Wednesday, December 21, 2011
Alvin Ho: Allergic to Dead Bodies, etc.
Call me Alvin Ho. I was born scared and I am still scared. And this is my book of scary stories.
This is the fourth book in the Alvin Ho series for young readers. (These are illustrated chapter books for those just getting comfortable with reading novels.) The first three books in the series are: Alvin Ho: Allergic to Girls, School, and Other Scary Things, Alvin Ho: Allergic to Camping, Hiking, and Other Natural Disasters, and Alvin Ho: Allergic to Birthday Parties, Science Projects, and Other Man-Made Catastrophes.
In this Alvin Ho book, Alvin gets in a horrible, terrible predicament. The truth of the matter is that his grandfather's best friend, Charlie, has died. In a rare moment of bravery he volunteers to go with his grandfather to the funeral. Almost from that very second he regrets it. But his grandfather seems so genuinely touched, so very pleased at Alvin's response, that he is too scared to say he's scared. The next day, in another rare moment--on the bus, I believe--he blurts out that he's going to a funeral and going to see a dead body. He never once says who. At least not that I can recall. But everyone assumes that his grandfather has died. And they tell the teacher who tells the principal who tells just about every other person at the school. So in a matter of hours, everyone has come together for Alvin and wants to honor his grandfather. So much so that they want to have a memorial service at the school the next day. Poor, poor couldn't-speak-up-at-school-to-save-his-life Alvin, he finds himself unable to say hey wait, he's not dead!

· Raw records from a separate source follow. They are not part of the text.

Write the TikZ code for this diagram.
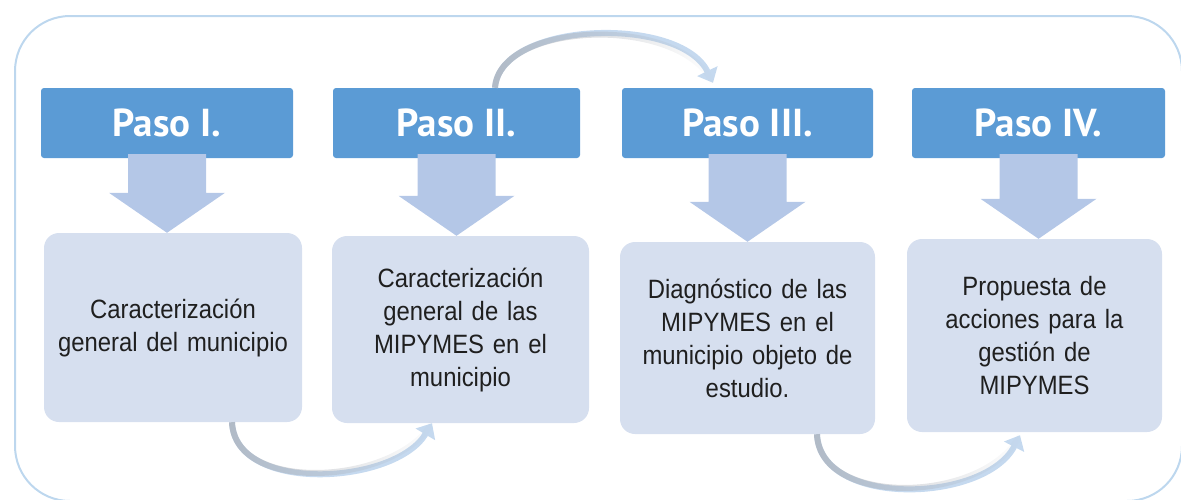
\documentclass[tikz,border=0pt]{standalone}
\usepackage{fontspec}
\setmainfont[FakeStretch=0.9]{Liberation Sans}
\newfontfamily\headfont{PT Sans}
\usetikzlibrary{arrows.meta,calc,fadings}
\definecolor{hdrblue}{HTML}{5B9BD5}
\definecolor{boxblue}{HTML}{D6DFEF}
\definecolor{arrblue}{HTML}{B4C7E7}
\definecolor{framecol}{HTML}{BDD7EE}
\definecolor{ribbon}{HTML}{C5D9EF}
\definecolor{ribbongray}{HTML}{A9AEB6}
\definecolor{txt}{HTML}{1F1F1F}
\tikzfading[name=fadeRight, left color=transparent!0, middle color=transparent!100, right color=transparent!100]
\tikzset{
  hdr/.style={fill=hdrblue, rounded corners=3pt, minimum height=70pt, inner sep=0pt,
    text=white, font=\headfont\bfseries\fontsize{39}{44}\selectfont},
  stepbox/.style={fill=boxblue, rounded corners=15pt, inner sep=0pt, align=center,
    text width=245pt, text=txt, font=\fontsize{26.5}{33}\selectfont},
  arrfill/.style={fill=arrblue},
  curvearr/.style={draw=ribbon, line width=6pt, -{Triangle[length=13pt,width=22pt]}},
  curvegray/.style={draw=ribbongray, line width=6pt, path fading=fadeRight, opacity=0.7},
  outerframe/.style={draw=framecol, line width=2pt, rounded corners=55pt}
}
\newcommand\blockarrow[2]{%
  \fill[arrfill] let \p1=(#1.south), \p2=(#2.north) in
    (\x1-39pt,\y1+4pt) -- (\x1+39pt,\y1+4pt) -- (\x1+39pt,\y2+40pt) -- (\x1+58pt,\y2+40pt)
    -- (\x1,\y2) -- (\x1-58pt,\y2+40pt) -- (\x1-39pt,\y2+40pt) -- cycle;}
\begin{document}
\begin{tikzpicture}[x=1pt,y=-1pt]
\useasboundingbox (0,0) rectangle (1181,499);
\draw[outerframe] (15,16) rectangle (1182,501);

% header boxes
\node[hdr, minimum width=252pt] (h1) at (167,123) {Paso I.};
\node[hdr, minimum width=247pt] (h2) at (456.5,123) {Paso II.};
\node[hdr, minimum width=251pt] (h3) at (747.5,123) {Paso III.};
\node[hdr, minimum width=253pt] (h4) at (1038.5,123) {Paso IV.};

% content boxes
\node[stepbox, minimum width=258pt, minimum height=189pt] (b1) at (173,327.5)
  {Caracterización\\general del municipio\\[14pt]};
\node[stepbox, minimum width=257pt, minimum height=187pt] (b2) at (460.5,329.5)
  {Caracterización\\general de las\\MIPYMES en el\\municipio};
\node[stepbox, minimum width=255pt, minimum height=192pt] (b3) at (747.5,338)
  {Diagnóstico de las\\MIPYMES en el\\municipio objeto de\\estudio.};
\node[stepbox, minimum width=255pt, minimum height=193pt] (b4) at (1034.5,335.5)
  {Propuesta de\\acciones para la\\gestión de\\MIPYMES};

% block arrows
\blockarrow{h1}{b1}
\blockarrow{h2}{b2}
\blockarrow{h3}{b3}
\blockarrow{h4}{b4}

% curved arrows
\draw[curvearr] ([xshift=59pt]b1.south) .. controls +(3,72) and +(-37,62) .. ([xshift=-28.5pt]b2.south);
\draw[curvegray] ([xshift=59pt]b1.south) .. controls +(3,72) and +(-37,62) .. ([xshift=-28.5pt]b2.south);

\draw[curvearr] ([xshift=38.5pt]h2.north) .. controls +(5,-67) and +(-33,-68) .. ([xshift=-34.5pt,yshift=5pt]h3.north);
\draw[curvegray] ([xshift=38.5pt]h2.north) .. controls +(5,-67) and +(-33,-68) .. ([xshift=-34.5pt,yshift=5pt]h3.north);

\draw[curvearr] ([xshift=69.5pt]b3.south) .. controls +(3,74) and +(-35,68) .. ([xshift=-14.5pt,yshift=-3pt]b4.south);
\draw[curvegray] ([xshift=69.5pt]b3.south) .. controls +(3,74) and +(-35,68) .. ([xshift=-14.5pt,yshift=-3pt]b4.south);
\end{tikzpicture}
\end{document}
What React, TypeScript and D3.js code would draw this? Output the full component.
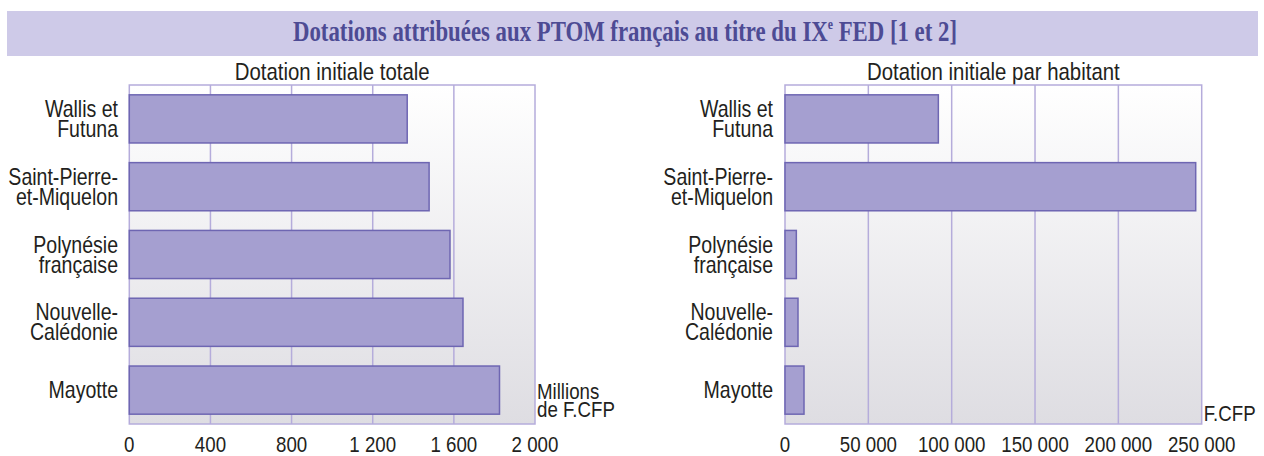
import React from 'react';
import * as d3 from 'd3';

const categories = ['Wallis et Futuna', 'Saint-Pierre-et-Miquelon', 'Polynésie française', 'Nouvelle-Calédonie', 'Mayotte'];
const categoryLines = [['Wallis et', 'Futuna'], ['Saint-Pierre-', 'et-Miquelon'], ['Polynésie', 'française'], ['Nouvelle-', 'Calédonie'], ['Mayotte']];
const totalValues = [1370, 1478, 1581, 1645, 1825]; // millions F.CFP
const perCapitaValues = [92000, 246400, 6800, 7800, 11400]; // F.CFP
const totalTicks = [0, 400, 800, 1200, 1600, 2000];
const perCapitaTicks = [0, 50000, 100000, 150000, 200000, 250000];

const W = 1264;
const H = 456;
const sans = '"Liberation Sans", Arial, sans-serif';
const squeeze = 0.85; // no Arial Narrow here, so squash Liberation Sans
const textColor = '#231f20';
const gridColor = '#b5acdb';
const barFill = '#a59fd0';
const barStroke = '#6e66b2';

const fmt = d3.formatLocale({ decimal: ',', thousands: ' ', grouping: [3], currency: ['', ''] }).format(',d');

// narrow text: lines drawn at (x, y) with line step
const NText: React.FC<{ x: number; y: number; lines: string[]; size: number; anchor?: string; step?: number }> =
  ({ x, y, lines, size, anchor = 'start', step = 20 }) => (
    <text transform={`translate(${x},${y}) scale(${squeeze},1)`} textAnchor={anchor} fontFamily={sans} fontSize={size} fill={textColor}>
      {lines.map((l, k) => <tspan key={k} x={0} y={k * step}>{l}</tspan>)}
    </text>
  );

interface PanelProps {
  id: string;
  x0: number;
  x1: number;
  values: number[];
  ticks: number[];
  subtitle: string;
  unit: string[];
  unitY: number;
  labelX: number;
}

const Panel: React.FC<PanelProps> = ({ id, x0, x1, values, ticks, subtitle, unit, unitY, labelX }) => {
  const top = 85;
  const bottom = 424;
  const x = d3.scaleLinear().domain([0, ticks[ticks.length - 1]]).range([x0, x1]);
  const y = d3.scaleBand<string>().domain(categories).range([top, bottom]).paddingInner(0.29).paddingOuter(0.145);
  return (
    <g>
      <defs>
        <linearGradient id={`bg-${id}`} x1="0" y1="0" x2="0" y2="1">
          <stop offset="0" stopColor="#ffffff" />
          <stop offset="1" stopColor="#dedde2" />
        </linearGradient>
      </defs>
      <NText x={(x0 + x1) / 2} y={80} lines={[subtitle]} size={24} anchor="middle" />
      <rect x={x0} y={top} width={x1 - x0} height={bottom - top} fill={`url(#bg-${id})`} stroke={gridColor} strokeWidth={1.5} />
      {ticks.slice(1, -1).map(t => (
        <line key={t} x1={x(t)} x2={x(t)} y1={top} y2={bottom} stroke={gridColor} strokeWidth={1.5} />
      ))}
      {categories.map((c, i) => (
        <rect key={c} x={x(0)} y={y(c)} width={x(values[i]) - x(0)} height={y.bandwidth()}
          fill={barFill} stroke={barStroke} strokeWidth={1.5} />
      ))}
      {categories.map((c, i) => {
        const cy = (y(c) as number) + y.bandwidth() / 2;
        const lines = categoryLines[i];
        const b0 = lines.length === 1 ? cy + 7.5 : cy - 2;
        return <NText key={c} x={labelX} y={b0} lines={lines} size={23} anchor="end" step={20} />;
      })}
      {ticks.map(t => (
        <NText key={t} x={x(t)} y={452} lines={[fmt(t)]} size={22} anchor="middle" />
      ))}
      <NText x={x1 + 2} y={unitY} lines={unit} size={22} step={18} />
    </g>
  );
};

export default function App() {
  return (
    <svg width={W} height={H} style={{ position: 'absolute', left: 0, top: 0, display: 'block', background: '#fff' }}>
      <rect x={7} y={11} width={1251} height={45} fill="#cecae8" />
      <text x={293} y={41} fontFamily='"Liberation Serif", "Times New Roman", serif' fontWeight="bold" fontSize={29}
        fill="#4d4b94" textLength={664} lengthAdjust="spacingAndGlyphs">
        Dotations attribuées aux PTOM français au titre du IX<tspan fontSize={15} dy={-12}>e</tspan><tspan dy={12}> FED [1 et 2]</tspan>
      </text>
      <Panel id="total" x0={129.3} x1={535} values={totalValues} ticks={totalTicks}
        subtitle="Dotation initiale totale" unit={['Millions', 'de F.CFP']} unitY={399} labelX={118} />
      <Panel id="hab" x0={785} x1={1201.7} values={perCapitaValues} ticks={perCapitaTicks}
        subtitle="Dotation initiale par habitant" unit={['F.CFP']} unitY={421} labelX={773} />
    </svg>
  );
}
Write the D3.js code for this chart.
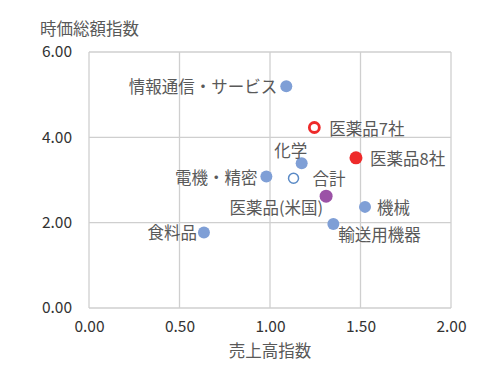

So the novel is about that big misunderstanding...and about his fears of losing someone he loves--like his grandfather, like his father--to death.
I didn't really like this one. Not when comparing it with earlier books in the series. The third and fourth books in the series just haven't excited me. It's not even that this book is 'bad' or inappropriate. It's just that I'm not sure Alvin Ho is as charming as he used to be. To me.